The Government has given the inside lane to their best friends, the big banks, by allowing them to choose the dates they will appear before the public inquiry before the inquiry was even established.

This is nothing but a stitch-up by a government and a Prime Minister that will do anything to avoid a Royal Commission into the banking and financial services sector.

Bringing the banks to Canberra for a one-day hearing, in the middle of the school holidays, at a prearranged time is not what we need to get to the heart of the issues in the banking and financial services sector.

The dates for the inquiry have been set without the input of committee MPs.
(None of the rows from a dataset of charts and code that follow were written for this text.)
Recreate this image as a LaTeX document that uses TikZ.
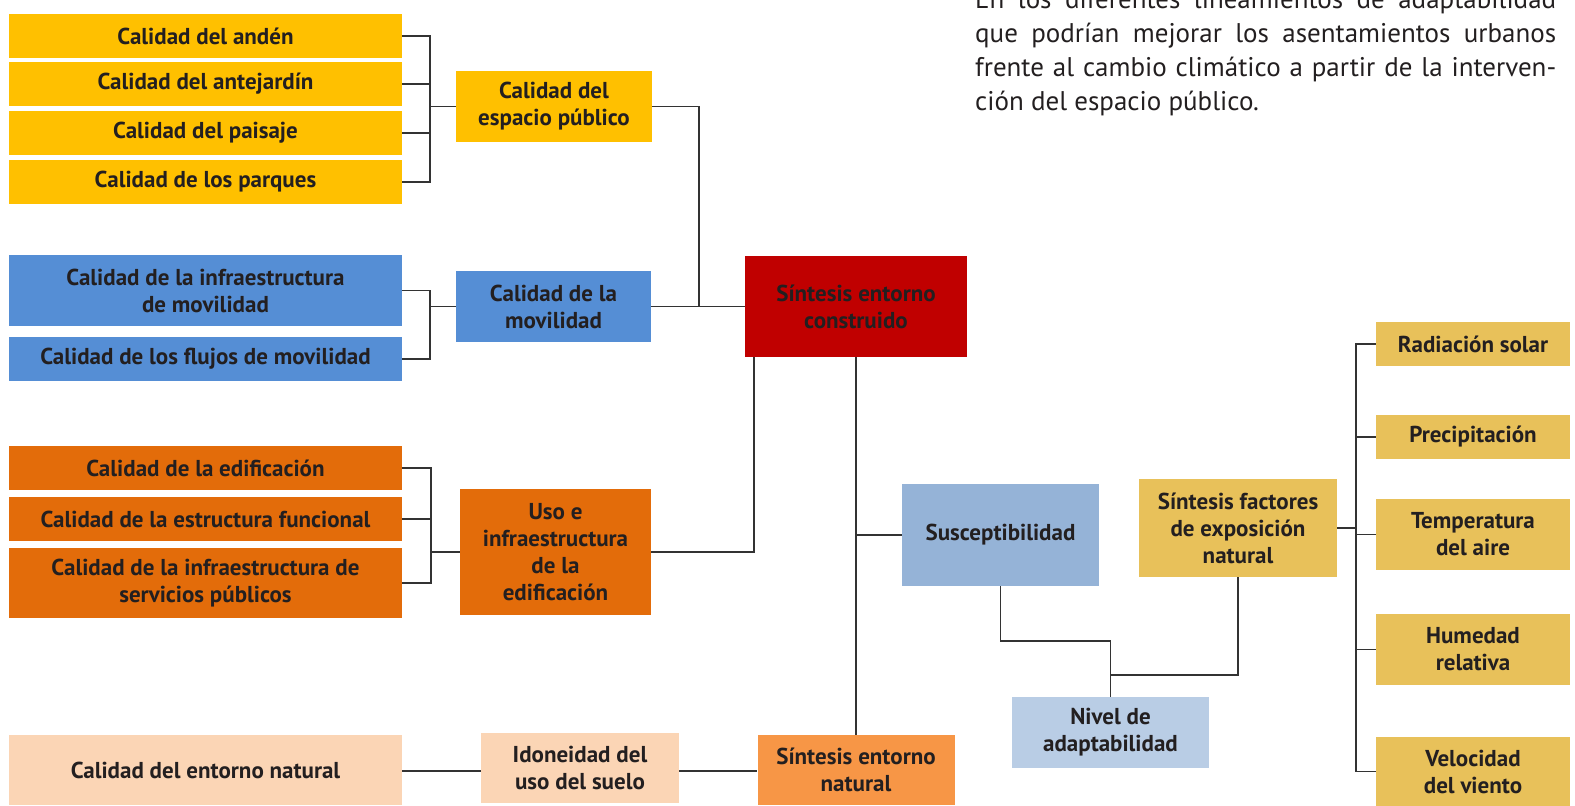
\documentclass[tikz,border=0pt]{standalone}
\usepackage{fontspec}
\setmainfont{PT Sans}
\usetikzlibrary{calc}
\definecolor{cyel}{HTML}{FFC000}
\definecolor{cblu}{HTML}{558ED5}
\definecolor{cred}{HTML}{C00000}
\definecolor{corg}{HTML}{E36C0A}
\definecolor{cpch}{HTML}{FBD5B5}
\definecolor{cnat}{HTML}{F79646}
\definecolor{csus}{HTML}{95B3D7}
\definecolor{cniv}{HTML}{B9CDE5}
\definecolor{cfac}{HTML}{E8C15A}
\definecolor{cline}{HTML}{333333}
\definecolor{ctxt}{HTML}{231F20}
\begin{document}
\begin{tikzpicture}[x=1pt,y=-1pt,
  box/.style={rectangle,inner sep=2pt,align=center,text=ctxt,
    font=\bfseries\fontsize{23}{27}\selectfont},
  conn/.style={draw=cline,line width=1.3pt},
  para/.style={anchor=base west,inner sep=0pt,text=ctxt,font=\fontsize{27}{34}\selectfont}]
\useasboundingbox (0,0) rectangle (1575,806);
% top-right paragraph
\node[para] (p1) at (975,8) {\makebox[581pt][s]{En los diferentes lineamientos de adaptabilidad}};
\node[para] (p2) at (975,42) {\makebox[581pt][s]{que podrían mejorar los asentamientos urbanos}};
\node[para] (p3) at (975,76) {\makebox[581pt][s]{frente al cambio climático a partir de la interven-}};
\node[para] (p4) at (975,110) {ción del espacio público.};
% yellow group
\node[box,fill=cyel,minimum width=393pt,minimum height=44pt] (a1) at (205.5,36) {Calidad del andén};
\node[box,fill=cyel,minimum width=393pt,minimum height=44pt] (a2) at (205.5,84) {Calidad del antejardín};
\node[box,fill=cyel,minimum width=393pt,minimum height=44pt] (a3) at (205.5,133) {Calidad del paisaje};
\node[box,fill=cyel,minimum width=393pt,minimum height=44pt] (a4) at (205.5,182) {Calidad de los parques};
\node[box,fill=cyel,minimum width=196pt,minimum height=71pt] (esp) at (554,106.5) {Calidad del\\espacio público};
% blue group
\node[box,fill=cblu,minimum width=393pt,minimum height=71pt] (b1) at (205.5,290.5) {Calidad de la infraestructura\\de movilidad};
\node[box,fill=cblu,minimum width=393pt,minimum height=44pt] (b2) at (205.5,359) {Calidad de los flujos de movilidad};
\node[box,fill=cblu,minimum width=195pt,minimum height=71pt] (mov) at (553.5,306.5) {Calidad de la\\movilidad};
% red
\node[box,fill=cred,minimum width=222pt,minimum height=101pt] (red) at (856,306.5) {Síntesis entorno\\construido};
% orange group
\node[box,fill=corg,minimum width=393pt,minimum height=44pt] (c1) at (205.5,468) {Calidad de la edificación};
\node[box,fill=corg,minimum width=393pt,minimum height=44pt] (c2) at (205.5,519) {Calidad de la estructura funcional};
\node[box,fill=corg,minimum width=393pt,minimum height=70pt] (c3) at (205.5,583) {Calidad de la infraestructura de\\servicios públicos};
\node[box,fill=corg,minimum width=191pt,minimum height=126pt] (uso) at (555.5,552) {Uso e\\infraestructura\\de la\\edificación};
% natural row
\node[box,fill=cpch,minimum width=393pt,minimum height=70pt] (d1) at (205.5,770) {Calidad del entorno natural};
\node[box,fill=cpch,minimum width=198pt,minimum height=70pt] (ido) at (580,768) {Idoneidad del\\uso del suelo};
\node[box,fill=cnat,minimum width=197pt,minimum height=70pt] (snat) at (856,770) {Síntesis entorno\\natural};
% right part
\node[box,fill=csus,minimum width=197pt,minimum height=102pt] (sus) at (1000.5,535) {Susceptibilidad};
\node[box,fill=cfac,minimum width=198pt,minimum height=98pt] (fac) at (1238,528) {Síntesis factores\\de exposición\\natural};
\node[box,fill=cniv,minimum width=197pt,minimum height=71pt] (niv) at (1110.5,732.5) {Nivel de\\adaptabilidad};
\node[box,fill=cfac,minimum width=194pt,minimum height=44pt] (rad) at (1473,344) {Radiación solar};
\node[box,fill=cfac,minimum width=194pt,minimum height=44pt] (pre) at (1473,437) {Precipitación};
\node[box,fill=cfac,minimum width=194pt,minimum height=71pt] (tem) at (1473,534.5) {Temperatura\\del aire};
\node[box,fill=cfac,minimum width=194pt,minimum height=71pt] (hum) at (1473,649.5) {Humedad\\relativa};
\node[box,fill=cfac,minimum width=194pt,minimum height=70pt] (vel) at (1473,771.5) {Velocidad\\del viento};
% junction coordinates
\coordinate (ja) at (430,106.5);
\coordinate (jb) at (430,306.5);
\coordinate (jc) at (431,552);
\coordinate (jr) at (699,306.5);
\coordinate (ru) at (754,552);
\coordinate (js) at (856,535);
\coordinate (jn1) at (1110.5,641);
\coordinate (jn2) at (1110.5,675);
\coordinate (jf) at (1356,528);
\coordinate (jl) at (440,771);
\coordinate (jm) at (716,771);
% connectors
\draw[conn] (a1.east) -| (ja);
\draw[conn] (a2.east) -| (ja);
\draw[conn] (a3.east) -| (ja);
\draw[conn] (a4.east) -| (ja);
\draw[conn] (ja) -- (esp.west);
\draw[conn] (esp.east) -| (jr);
\draw[conn] (b1.east) -| (jb);
\draw[conn] (b2.east) -| (jb);
\draw[conn] (jb) -- (mov.west);
\draw[conn] (mov.east) -- (red.west);
\draw[conn] (c1.east) -| (jc);
\draw[conn] (c2.east) -| (jc);
\draw[conn] (c3.east) -| (jc);
\draw[conn] (jc) -- (uso.west);
\draw[conn] (ru |- red.south) -- (ru) -- (uso.east);
\draw[conn] (red.south) -- (snat.north);
\draw[conn] (js) -- (sus.west);
\draw[conn] (d1.east |- jl) -- (ido.west |- jl);
\draw[conn] (ido.east |- jm) -- (snat.west |- jm);
\draw[conn] (sus.south) |- (jn1) -- (niv.north);
\draw[conn] (fac.south) |- (jn2);
\draw[conn] (fac.east) -- (jf);
\draw[conn] (rad.west) -| (jf);
\draw[conn] (pre.west) -| (jf);
\draw[conn] (tem.west) -| (jf);
\draw[conn] (hum.west) -| (jf);
\draw[conn] (vel.west) -| (jf);
\end{tikzpicture}
\end{document}
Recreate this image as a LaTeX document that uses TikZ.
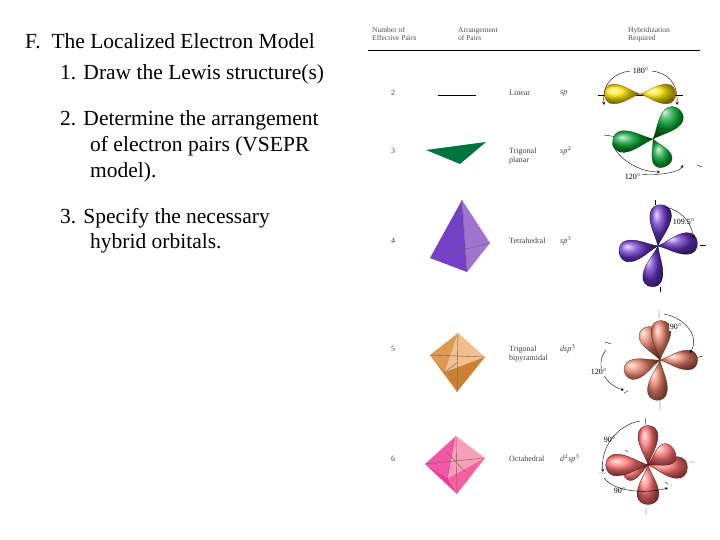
\documentclass[tikz,border=0pt]{standalone}
\usepackage{fontspec}
\setmainfont{Liberation Serif}
\begin{document}
\begin{tikzpicture}[x=1pt,y=-1pt,
  hdr/.style={font=\rmfamily\fontsize{7.5}{8.5}\selectfont,align=left,anchor=north west,inner sep=0,text=black!70},
  lbl/.style={font=\rmfamily\fontsize{8}{9}\selectfont,align=left,anchor=west,inner sep=0,text=black!75},
  main/.style={font=\rmfamily\fontsize{21.5}{24}\selectfont,anchor=base west,inner sep=0},
  ang/.style={font=\rmfamily\fontsize{8}{9}\selectfont,inner sep=1pt,fill=white},
  arc/.style={->,>=stealth,thin}]
\useasboundingbox (0,0) rectangle (720,540);
\newcommand\lobe[6]{% center, angle, length, width, fill, draw
  \begin{scope}[shift={#1},rotate=#2]
   \draw[#6,ball color=#5,line width=0.3pt] (0,0) .. controls (0.25*#3,0.3*#4) and (0.45*#3,0.9*#4) .. (0.7*#3,0.9*#4) .. controls (1.02*#3,0.9*#4) and (1.02*#3,-0.9*#4) .. (0.7*#3,-0.9*#4) .. controls (0.45*#3,-0.9*#4) and (0.25*#3,-0.3*#4) .. (0,0);
  \end{scope}}
% left text
\node[main] (t0) at (25,49) {F.\ \ The Localized Electron Model};
\node[main] (t1) at (60,80) {1. Draw the Lewis structure(s)};
\node[main] (t2) at (60,126) {2. Determine the arrangement};
\node[main] (t3) at (90,152) {of electron pairs (VSEPR};
\node[main] (t4) at (90,178) {model).};
\node[main] (t5) at (60,223) {3. Specify the necessary};
\node[main] (t6) at (90,248) {hybrid orbitals.};
% header
\node[hdr] (h1) at (372,27) {Number of\\Effective Pairs};
\node[hdr] (h2) at (458,27) {Arrangement\\of Pairs};
\node[hdr] (h3) at (628,27) {Hybridization\\Required};
\draw[line width=0.8pt] (368,50) -- (700,50);
% column texts
\foreach \n/\y in {2/93,3/151,4/241,5/349,6/459} \node[lbl] (n\n) at (391,\y) {\n};
\node[lbl] (a2) at (509,93) {Linear};
\node[lbl] (a3) at (509,156) {Trigonal\\planar};
\node[lbl] (a4) at (509,241) {Tetrahedral};
\node[lbl] (a5) at (509,354) {Trigonal\\bipyramidal};
\node[lbl] (a6) at (509,459) {Octahedral};
\node[lbl] (s2) at (560,93) {\itshape sp};
\node[lbl] (s3) at (560,151) {\itshape sp$^2$};
\node[lbl] (s4) at (560,241) {\itshape sp$^3$};
\node[lbl] (s5) at (560,349) {\itshape dsp$^3$};
\node[lbl] (s6) at (560,459) {\itshape d$^2$sp$^3$};
% shapes
\draw (438,95) -- (476,95);
\fill[teal!70!green!70!black] (426,150) -- (486,142) -- (460,164) -- cycle;
% tetrahedron
\fill[blue!45!violet!75!white] (462,200) -- (430,258) -- (467,272) -- cycle;
\fill[blue!35!violet!55!white] (462,200) -- (490,243) -- (467,272) -- cycle;
\draw[black!60,thin] (462,200) -- (467,272) (430,258) -- (490,243) (462,200)--(455,252);
% trigonal bipyramid
\fill[brown!60!orange!80] (458,333) -- (430,355) -- (445,372) -- cycle;
\fill[brown!40!orange!50] (458,333) -- (485,357) -- (445,372) -- cycle;
\fill[brown!70!orange] (430,355) -- (445,372) -- (457,392) -- cycle;
\fill[brown!80!orange] (445,372) -- (485,357) -- (457,392) -- cycle;
\draw[black!60,thin] (458,333) -- (457,392) (430,355) -- (485,357) (445,372)--(458,362);
% octahedron
\fill[magenta!55!pink] (456,436) -- (425,464) -- (448,478) -- cycle;
\fill[magenta!30!pink!80!white] (456,436) -- (485,458) -- (448,478) -- cycle;
\fill[magenta!70!pink] (425,464) -- (448,478) -- (457,494) -- cycle;
\fill[magenta!50!pink] (448,478) -- (485,458) -- (457,494) -- cycle;
\draw[black!60,thin] (456,436) -- (457,494) (425,464) -- (485,458) (447,452)--(465,472);
% sp
\draw[thin] (598,95) -- (683,95);
\lobe{(640,94)}{0}{38}{11}{yellow!80!orange}{orange!70!black}
\lobe{(640,94)}{180}{38}{11}{yellow!80!orange}{orange!70!black}
\draw[arc] (630,71) .. controls (615,73) and (602,82) .. (604,105);
\draw[arc] (652,71) .. controls (667,73) and (678,82) .. (677,105);
\node[ang] (g1) at (641,71) {180$^\circ$};
% sp2
\draw[thin] (604,135) -- (618,137) (665,110)--(669,111) (697,165)--(702,167);
\lobe{(653,139)}{185}{43}{12}{green!55!teal!80!black}{green!30!black}
\lobe{(653,139)}{-65}{32}{11}{green!55!teal!80!black}{green!30!black}
\lobe{(653,139)}{48}{42}{12}{green!55!teal!80!black}{green!30!black}
\draw[arc] (612,143) .. controls (618,160) and (640,172) .. (660,172);
\draw[arc] (640,174) .. controls (660,176) and (680,172) .. (683,165);
\node[ang] (g2) at (633,177) {120$^\circ$};
% sp3
\draw[thin] (655,200)--(655,205) (660,287)--(660,292) (700,245)--(706,245);
\lobe{(658,246)}{-100}{44}{11}{blue!45!violet!80!white}{blue!30!black}
\lobe{(658,246)}{190}{42}{12}{blue!45!violet!80!white}{blue!30!black}
\lobe{(658,246)}{5}{42}{12}{blue!45!violet!80!white}{blue!30!black}
\lobe{(658,246)}{85}{44}{12}{blue!45!violet!80!white}{blue!30!black}
\draw[arc] (665,207) .. controls (680,210) and (690,220) .. (694,238);
\node[ang,fill=none] (g3) at (684,222) {109.5$^\circ$};
% dsp3
\draw[thin] (659,310)--(659,318) (660,400)--(660,410) (695,358)--(703,356) (605,342)--(611,344) (624,393)--(628,391);
\lobe{(660,360)}{-95}{43}{11}{red!45!brown!70!white}{brown!40!black}
\lobe{(660,360)}{200}{40}{11}{red!45!brown!70!white}{brown!40!black}
\lobe{(660,360)}{0}{40}{11}{red!45!brown!70!white}{brown!40!black}
\lobe{(660,360)}{115}{38}{11}{red!45!brown!70!white}{brown!40!black}
\lobe{(660,360)}{88}{42}{11}{red!45!brown!70!white}{brown!40!black}
\draw[arc] (664,314) .. controls (685,318) and (700,336) .. (690,353);
\draw[arc] (606,350) .. controls (594,365) and (605,385) .. (624,390);
\node[ang] (g4) at (676,327) {90$^\circ$};
\node[ang] (g5) at (599,372) {120$^\circ$};
% d2sp3
\draw[thin] (645,418)--(646,425) (646,508)--(646,515) (690,462)--(695,462) (599,473)--(606,473) (625,450)--(628,452) (665,482)--(668,484);
\lobe{(648,465)}{200}{28}{10}{red!55!pink!85!white}{red!40!black}
\lobe{(648,465)}{-90}{42}{12}{red!55!pink!85!white}{red!40!black}
\lobe{(648,465)}{180}{45}{12}{red!55!pink!85!white}{red!40!black}
\lobe{(648,465)}{-5}{42}{12}{red!55!pink!85!white}{red!40!black}
\lobe{(648,465)}{90}{42}{11}{red!55!pink!85!white}{red!40!black}
\lobe{(648,465)}{30}{32}{12}{red!55!pink!85!white}{red!40!black}
\draw[arc] (640,421) .. controls (620,424) and (600,445) .. (603,472);
\draw[arc] (604,478) .. controls (615,492) and (645,494) .. (668,488);
\node[ang,fill=none] (g6) at (610,440) {90$^\circ$};
\node[ang,fill=none] (g7) at (620,491) {90$^\circ$};
\end{tikzpicture}
\end{document}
This was done in secret and in partnership with the banks.

The Government must reveal why they thought it appropriate to allow the banks to dictate terms of the public enquiry.

The inquiry hasn’t even started and already the Government is giving the banks special treatment. The Turnbull Government must answer the following questions:

  • When did they first approach the banks about possible dates? 
  • On whose direction did they do so given the Committee was not established until last night?
  • Did Government representatives specifically offer to hold the hearings outside of a parliamentary sitting week? 
  • Did any Government MP on the committee speak with the Treasurer or his office about hearing dates for bank executives prior to the committee finalising the timetable?
  • What correspondence has passed backwards and forwards, and will it be publically released?

Yet again, the Turnbull Government is bending over backwards to help the big banks. This is further proof that they are desperate to protect the banks from a Royal Commission.

Labor will not stop pushing for a Royal Commission because we know that this is the only way to hold the sector accountable for what has happened in the past, and to stop these scandals from happening in the future.